Roman Catholic martyr

Belina (died 1153) was a Roman Catholic virgin martyr. Her birth date is unknown, but she was born to pious parents who were serfs of John Paterne, Lord of Pradines and of D'Arcy. She was killed at Landreville, in Champagne near Troyes in northeastern France, this is why she is called both Belina of Troyes and Belina of Landreville.

Hagiographer Sabine Baring-Gould described Belina as "a little peasantess". Belina was engaged to a young man of similar rank in her village, so her parents asked for Lord Paterne's permission, as was the custom. Paterne refused, expressing intention that he would marry her himself, but she rejected him. He surprised her one-day while she was tending her father's sheep; she defended herself, so he killed her "for refusing to comply to his unchaste proposals" with his sword, cutting off her head. Paterne's peasants were so outraged by his actions that they rose up against him and burned down his castle; they almost killed him, but he escaped in disguise. Pope Anastasius IV later excommunicated Paterne and took away his titles. The king confiscated his land, and the French parliament condemned him to permanent exile.

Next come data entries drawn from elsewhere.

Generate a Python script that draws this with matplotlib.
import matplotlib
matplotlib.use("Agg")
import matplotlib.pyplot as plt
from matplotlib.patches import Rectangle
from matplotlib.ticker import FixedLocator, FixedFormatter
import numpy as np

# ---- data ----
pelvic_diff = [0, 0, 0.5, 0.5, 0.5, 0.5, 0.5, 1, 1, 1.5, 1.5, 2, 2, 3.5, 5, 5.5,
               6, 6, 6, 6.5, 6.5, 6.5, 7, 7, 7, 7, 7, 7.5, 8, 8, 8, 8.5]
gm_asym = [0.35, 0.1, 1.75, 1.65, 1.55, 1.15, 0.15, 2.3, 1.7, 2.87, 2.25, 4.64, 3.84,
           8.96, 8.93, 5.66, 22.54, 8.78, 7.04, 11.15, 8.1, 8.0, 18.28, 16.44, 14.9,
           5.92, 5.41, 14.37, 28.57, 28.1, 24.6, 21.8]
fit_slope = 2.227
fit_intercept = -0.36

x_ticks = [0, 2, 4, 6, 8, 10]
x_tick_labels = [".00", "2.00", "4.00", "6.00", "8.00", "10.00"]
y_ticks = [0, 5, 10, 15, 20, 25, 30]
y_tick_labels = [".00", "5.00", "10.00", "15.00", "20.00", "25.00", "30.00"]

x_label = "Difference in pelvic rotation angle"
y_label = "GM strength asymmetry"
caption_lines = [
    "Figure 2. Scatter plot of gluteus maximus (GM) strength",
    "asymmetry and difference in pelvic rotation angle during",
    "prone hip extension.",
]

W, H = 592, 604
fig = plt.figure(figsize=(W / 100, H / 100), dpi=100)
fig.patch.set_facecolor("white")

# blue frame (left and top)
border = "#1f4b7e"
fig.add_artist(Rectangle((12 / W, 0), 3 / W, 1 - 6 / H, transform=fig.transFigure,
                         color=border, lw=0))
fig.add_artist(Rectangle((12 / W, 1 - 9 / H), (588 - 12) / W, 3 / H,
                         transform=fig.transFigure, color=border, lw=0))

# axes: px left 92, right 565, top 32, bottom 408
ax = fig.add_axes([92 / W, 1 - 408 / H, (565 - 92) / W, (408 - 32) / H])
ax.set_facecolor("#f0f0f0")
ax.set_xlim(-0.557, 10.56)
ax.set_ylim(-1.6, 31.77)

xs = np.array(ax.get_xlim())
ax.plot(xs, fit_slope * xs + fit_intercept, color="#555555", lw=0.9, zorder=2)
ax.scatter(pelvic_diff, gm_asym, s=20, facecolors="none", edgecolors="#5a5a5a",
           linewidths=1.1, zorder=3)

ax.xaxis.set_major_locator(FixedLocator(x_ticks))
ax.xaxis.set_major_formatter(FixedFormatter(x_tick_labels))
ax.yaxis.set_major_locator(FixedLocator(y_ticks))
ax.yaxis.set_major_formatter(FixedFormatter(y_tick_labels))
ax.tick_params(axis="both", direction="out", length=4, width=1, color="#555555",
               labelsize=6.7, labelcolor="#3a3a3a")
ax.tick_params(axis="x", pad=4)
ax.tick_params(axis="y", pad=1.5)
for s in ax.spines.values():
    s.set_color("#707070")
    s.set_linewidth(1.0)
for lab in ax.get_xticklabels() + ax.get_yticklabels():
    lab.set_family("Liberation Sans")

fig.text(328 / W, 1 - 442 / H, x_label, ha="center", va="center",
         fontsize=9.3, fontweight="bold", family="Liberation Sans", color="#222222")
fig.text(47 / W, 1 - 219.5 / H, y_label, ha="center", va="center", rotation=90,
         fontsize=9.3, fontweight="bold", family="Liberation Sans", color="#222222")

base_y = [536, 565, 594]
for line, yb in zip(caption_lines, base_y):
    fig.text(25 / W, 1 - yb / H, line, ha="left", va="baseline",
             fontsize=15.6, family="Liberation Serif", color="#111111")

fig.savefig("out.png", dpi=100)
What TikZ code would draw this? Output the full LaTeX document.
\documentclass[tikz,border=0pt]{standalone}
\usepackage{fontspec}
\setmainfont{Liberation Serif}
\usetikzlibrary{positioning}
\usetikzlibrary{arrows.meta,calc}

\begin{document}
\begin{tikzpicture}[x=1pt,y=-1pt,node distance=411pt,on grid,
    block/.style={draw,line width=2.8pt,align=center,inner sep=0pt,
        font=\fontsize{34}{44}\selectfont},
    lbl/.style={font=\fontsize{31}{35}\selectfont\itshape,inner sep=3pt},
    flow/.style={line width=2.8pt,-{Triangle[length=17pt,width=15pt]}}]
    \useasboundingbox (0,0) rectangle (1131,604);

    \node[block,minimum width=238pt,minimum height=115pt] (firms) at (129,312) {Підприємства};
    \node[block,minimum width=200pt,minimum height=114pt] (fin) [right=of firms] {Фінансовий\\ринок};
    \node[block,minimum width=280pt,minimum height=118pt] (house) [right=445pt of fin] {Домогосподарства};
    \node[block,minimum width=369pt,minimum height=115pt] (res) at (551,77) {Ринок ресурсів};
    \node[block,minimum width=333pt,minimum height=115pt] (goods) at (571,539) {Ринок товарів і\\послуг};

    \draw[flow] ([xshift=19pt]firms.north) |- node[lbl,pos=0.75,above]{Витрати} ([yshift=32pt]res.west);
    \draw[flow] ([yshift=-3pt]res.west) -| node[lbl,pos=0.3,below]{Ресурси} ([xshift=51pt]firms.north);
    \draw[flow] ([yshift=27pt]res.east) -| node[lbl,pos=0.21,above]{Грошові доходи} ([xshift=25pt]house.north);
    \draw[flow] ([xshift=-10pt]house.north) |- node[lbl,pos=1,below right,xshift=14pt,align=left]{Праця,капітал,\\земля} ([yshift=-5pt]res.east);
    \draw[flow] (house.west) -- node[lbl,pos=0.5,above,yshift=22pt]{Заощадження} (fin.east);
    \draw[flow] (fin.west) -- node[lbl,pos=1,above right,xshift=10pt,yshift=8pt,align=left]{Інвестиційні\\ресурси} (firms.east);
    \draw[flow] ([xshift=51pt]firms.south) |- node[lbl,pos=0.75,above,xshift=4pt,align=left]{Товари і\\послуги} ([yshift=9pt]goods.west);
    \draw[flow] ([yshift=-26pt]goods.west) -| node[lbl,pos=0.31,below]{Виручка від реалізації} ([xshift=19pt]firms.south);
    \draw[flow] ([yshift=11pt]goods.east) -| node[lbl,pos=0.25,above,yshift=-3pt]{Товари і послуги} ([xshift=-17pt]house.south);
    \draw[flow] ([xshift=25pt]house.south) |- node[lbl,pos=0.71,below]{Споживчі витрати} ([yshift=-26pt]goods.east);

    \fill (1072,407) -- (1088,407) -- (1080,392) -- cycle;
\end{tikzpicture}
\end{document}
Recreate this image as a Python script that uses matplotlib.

Belina's relics were scattered and lost during the French Revolution, but some bone particles and her head have been stored in a bust at the Mores Abbey in Landreville. She was canonized by Pope Innocent III in 1203, and is venerated in Troyes.

== Works cited ==

- Baring-Gould, Sabine (1877). The Lives of the Saints (1st edition). London: J. Hodges. pp. 344–345.